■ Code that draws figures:
++++++++
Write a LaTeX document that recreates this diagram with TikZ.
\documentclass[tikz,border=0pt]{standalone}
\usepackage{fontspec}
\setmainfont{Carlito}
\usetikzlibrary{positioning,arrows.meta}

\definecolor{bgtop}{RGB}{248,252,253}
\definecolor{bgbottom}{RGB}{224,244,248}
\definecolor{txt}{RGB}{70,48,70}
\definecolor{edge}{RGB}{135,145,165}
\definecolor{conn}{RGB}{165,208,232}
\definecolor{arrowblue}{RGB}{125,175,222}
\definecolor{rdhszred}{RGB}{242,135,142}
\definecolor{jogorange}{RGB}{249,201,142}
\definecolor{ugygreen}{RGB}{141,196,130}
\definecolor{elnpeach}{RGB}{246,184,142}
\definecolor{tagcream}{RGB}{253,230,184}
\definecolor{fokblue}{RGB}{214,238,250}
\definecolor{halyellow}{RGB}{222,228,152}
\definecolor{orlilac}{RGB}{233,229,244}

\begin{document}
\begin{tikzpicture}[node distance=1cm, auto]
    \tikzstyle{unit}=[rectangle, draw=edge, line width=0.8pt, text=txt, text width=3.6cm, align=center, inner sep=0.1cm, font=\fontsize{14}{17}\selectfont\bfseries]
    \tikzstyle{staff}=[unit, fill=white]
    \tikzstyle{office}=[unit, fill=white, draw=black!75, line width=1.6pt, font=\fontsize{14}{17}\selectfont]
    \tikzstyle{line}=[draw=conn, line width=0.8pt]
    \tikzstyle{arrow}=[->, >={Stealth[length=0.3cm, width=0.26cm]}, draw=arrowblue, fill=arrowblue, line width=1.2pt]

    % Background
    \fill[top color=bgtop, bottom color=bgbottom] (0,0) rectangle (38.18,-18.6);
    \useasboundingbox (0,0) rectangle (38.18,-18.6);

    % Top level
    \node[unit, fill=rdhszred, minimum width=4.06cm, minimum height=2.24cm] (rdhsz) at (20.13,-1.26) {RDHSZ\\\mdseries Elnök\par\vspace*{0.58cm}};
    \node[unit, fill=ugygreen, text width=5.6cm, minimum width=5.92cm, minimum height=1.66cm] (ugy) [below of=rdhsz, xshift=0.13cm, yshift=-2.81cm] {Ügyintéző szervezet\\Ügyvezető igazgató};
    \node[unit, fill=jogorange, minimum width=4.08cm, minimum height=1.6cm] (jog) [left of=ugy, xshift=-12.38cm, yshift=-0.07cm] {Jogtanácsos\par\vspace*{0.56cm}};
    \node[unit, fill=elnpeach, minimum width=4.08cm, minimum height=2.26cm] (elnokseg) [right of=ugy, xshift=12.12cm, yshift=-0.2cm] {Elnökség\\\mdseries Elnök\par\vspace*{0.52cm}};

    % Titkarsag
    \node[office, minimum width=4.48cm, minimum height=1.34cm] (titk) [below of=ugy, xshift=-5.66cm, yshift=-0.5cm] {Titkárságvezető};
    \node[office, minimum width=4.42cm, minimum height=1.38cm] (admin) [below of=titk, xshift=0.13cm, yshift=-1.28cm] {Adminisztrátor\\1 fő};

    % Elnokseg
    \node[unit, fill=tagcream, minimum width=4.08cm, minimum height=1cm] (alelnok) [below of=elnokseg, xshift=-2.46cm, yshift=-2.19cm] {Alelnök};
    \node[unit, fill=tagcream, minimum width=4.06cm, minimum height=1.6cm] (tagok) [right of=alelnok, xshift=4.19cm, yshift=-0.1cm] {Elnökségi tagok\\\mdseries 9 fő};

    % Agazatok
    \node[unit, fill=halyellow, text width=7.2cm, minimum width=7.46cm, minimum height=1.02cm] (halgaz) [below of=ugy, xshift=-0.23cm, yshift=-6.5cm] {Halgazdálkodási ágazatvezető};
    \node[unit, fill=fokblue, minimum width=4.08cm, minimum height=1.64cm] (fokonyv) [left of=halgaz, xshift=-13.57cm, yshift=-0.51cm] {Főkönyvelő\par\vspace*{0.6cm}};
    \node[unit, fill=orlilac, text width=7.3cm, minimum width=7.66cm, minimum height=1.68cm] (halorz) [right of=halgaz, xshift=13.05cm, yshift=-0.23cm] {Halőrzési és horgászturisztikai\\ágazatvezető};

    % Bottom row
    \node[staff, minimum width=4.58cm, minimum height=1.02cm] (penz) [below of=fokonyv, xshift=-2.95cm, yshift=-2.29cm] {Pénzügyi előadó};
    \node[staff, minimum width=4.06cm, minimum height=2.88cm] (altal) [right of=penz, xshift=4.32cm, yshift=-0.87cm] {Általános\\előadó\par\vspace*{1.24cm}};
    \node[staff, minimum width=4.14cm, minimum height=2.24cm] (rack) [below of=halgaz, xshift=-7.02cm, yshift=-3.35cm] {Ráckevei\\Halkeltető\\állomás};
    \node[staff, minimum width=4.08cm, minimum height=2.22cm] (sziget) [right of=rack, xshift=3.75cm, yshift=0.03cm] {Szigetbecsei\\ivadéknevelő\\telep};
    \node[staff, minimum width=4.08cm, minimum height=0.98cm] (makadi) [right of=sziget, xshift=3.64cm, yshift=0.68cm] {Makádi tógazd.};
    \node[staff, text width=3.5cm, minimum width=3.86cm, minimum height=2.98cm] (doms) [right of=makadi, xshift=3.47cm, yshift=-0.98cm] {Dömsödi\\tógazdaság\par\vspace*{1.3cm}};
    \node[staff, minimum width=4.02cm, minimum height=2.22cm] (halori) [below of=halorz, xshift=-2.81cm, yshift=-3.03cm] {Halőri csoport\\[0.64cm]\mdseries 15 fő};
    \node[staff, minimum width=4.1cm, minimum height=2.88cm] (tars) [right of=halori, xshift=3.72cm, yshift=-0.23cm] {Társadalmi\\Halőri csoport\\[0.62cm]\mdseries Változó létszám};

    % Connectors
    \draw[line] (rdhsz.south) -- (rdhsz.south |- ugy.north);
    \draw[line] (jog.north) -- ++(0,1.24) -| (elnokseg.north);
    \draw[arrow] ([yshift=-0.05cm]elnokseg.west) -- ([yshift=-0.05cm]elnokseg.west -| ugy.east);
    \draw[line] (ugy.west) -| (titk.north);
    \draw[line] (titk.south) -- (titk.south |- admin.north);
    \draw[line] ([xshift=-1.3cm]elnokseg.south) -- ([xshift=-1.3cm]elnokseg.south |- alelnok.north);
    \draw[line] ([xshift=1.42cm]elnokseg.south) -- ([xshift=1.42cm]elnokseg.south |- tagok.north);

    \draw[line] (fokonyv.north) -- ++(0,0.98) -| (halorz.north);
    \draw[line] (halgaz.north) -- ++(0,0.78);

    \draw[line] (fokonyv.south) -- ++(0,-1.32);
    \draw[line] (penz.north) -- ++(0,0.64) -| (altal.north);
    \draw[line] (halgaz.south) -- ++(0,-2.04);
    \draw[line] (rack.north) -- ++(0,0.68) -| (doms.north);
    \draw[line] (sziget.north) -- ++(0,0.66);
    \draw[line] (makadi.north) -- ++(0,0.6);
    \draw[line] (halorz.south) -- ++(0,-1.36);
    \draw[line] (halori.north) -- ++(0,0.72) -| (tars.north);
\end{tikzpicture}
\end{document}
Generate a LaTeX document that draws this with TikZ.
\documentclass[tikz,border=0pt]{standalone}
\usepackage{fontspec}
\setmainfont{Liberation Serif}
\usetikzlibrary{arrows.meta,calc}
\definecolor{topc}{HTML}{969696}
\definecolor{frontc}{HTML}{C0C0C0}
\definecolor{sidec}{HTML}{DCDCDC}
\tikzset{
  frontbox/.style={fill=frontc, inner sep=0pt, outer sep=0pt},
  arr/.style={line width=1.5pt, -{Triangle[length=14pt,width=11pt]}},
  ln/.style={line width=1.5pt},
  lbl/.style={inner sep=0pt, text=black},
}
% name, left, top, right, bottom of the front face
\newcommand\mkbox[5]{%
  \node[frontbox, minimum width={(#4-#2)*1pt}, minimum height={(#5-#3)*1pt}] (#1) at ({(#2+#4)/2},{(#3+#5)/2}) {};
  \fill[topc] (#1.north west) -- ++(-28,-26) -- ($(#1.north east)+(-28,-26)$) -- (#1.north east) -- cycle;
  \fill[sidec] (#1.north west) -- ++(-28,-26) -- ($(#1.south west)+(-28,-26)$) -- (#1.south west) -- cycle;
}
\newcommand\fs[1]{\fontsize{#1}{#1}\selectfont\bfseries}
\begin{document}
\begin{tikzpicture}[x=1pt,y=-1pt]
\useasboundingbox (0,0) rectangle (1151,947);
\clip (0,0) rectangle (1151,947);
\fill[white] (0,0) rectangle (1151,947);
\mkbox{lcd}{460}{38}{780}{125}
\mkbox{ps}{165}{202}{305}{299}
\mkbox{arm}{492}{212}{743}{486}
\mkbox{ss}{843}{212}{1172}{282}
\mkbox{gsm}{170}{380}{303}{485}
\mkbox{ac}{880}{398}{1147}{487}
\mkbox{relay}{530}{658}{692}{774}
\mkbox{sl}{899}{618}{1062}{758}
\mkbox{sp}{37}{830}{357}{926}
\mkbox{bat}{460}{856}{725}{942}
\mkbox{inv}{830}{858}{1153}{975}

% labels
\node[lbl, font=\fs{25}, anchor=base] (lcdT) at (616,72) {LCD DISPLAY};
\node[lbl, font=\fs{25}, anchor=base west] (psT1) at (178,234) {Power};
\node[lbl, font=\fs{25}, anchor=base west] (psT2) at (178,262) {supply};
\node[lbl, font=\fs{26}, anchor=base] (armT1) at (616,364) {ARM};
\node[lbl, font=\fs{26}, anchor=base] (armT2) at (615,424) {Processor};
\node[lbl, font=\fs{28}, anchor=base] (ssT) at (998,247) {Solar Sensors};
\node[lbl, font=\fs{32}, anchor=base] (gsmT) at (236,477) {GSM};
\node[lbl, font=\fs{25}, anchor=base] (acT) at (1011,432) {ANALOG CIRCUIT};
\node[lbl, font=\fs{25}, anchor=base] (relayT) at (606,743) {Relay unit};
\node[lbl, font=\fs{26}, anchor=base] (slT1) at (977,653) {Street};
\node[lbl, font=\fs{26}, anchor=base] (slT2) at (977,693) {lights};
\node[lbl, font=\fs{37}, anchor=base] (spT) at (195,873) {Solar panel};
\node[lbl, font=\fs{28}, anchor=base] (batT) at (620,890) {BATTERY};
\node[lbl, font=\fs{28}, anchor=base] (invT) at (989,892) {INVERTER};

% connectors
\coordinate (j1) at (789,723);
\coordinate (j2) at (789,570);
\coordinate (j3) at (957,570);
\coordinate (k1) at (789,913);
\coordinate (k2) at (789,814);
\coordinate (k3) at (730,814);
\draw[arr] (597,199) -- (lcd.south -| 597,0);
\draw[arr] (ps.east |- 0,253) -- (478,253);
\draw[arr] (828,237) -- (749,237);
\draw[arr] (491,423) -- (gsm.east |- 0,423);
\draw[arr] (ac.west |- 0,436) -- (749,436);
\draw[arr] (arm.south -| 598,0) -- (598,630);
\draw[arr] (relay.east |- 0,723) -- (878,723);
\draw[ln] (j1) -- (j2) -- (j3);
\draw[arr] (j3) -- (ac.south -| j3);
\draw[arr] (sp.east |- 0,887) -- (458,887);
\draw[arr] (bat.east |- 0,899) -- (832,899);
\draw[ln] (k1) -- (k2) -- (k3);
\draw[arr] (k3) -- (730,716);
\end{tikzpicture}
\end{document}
++++++++
■ What to work on:
Read the entries above, then pull out the lines that include "with".

■ Reply:
Write a LaTeX document that recreates this diagram with TikZ.
Generate a LaTeX document that draws this with TikZ.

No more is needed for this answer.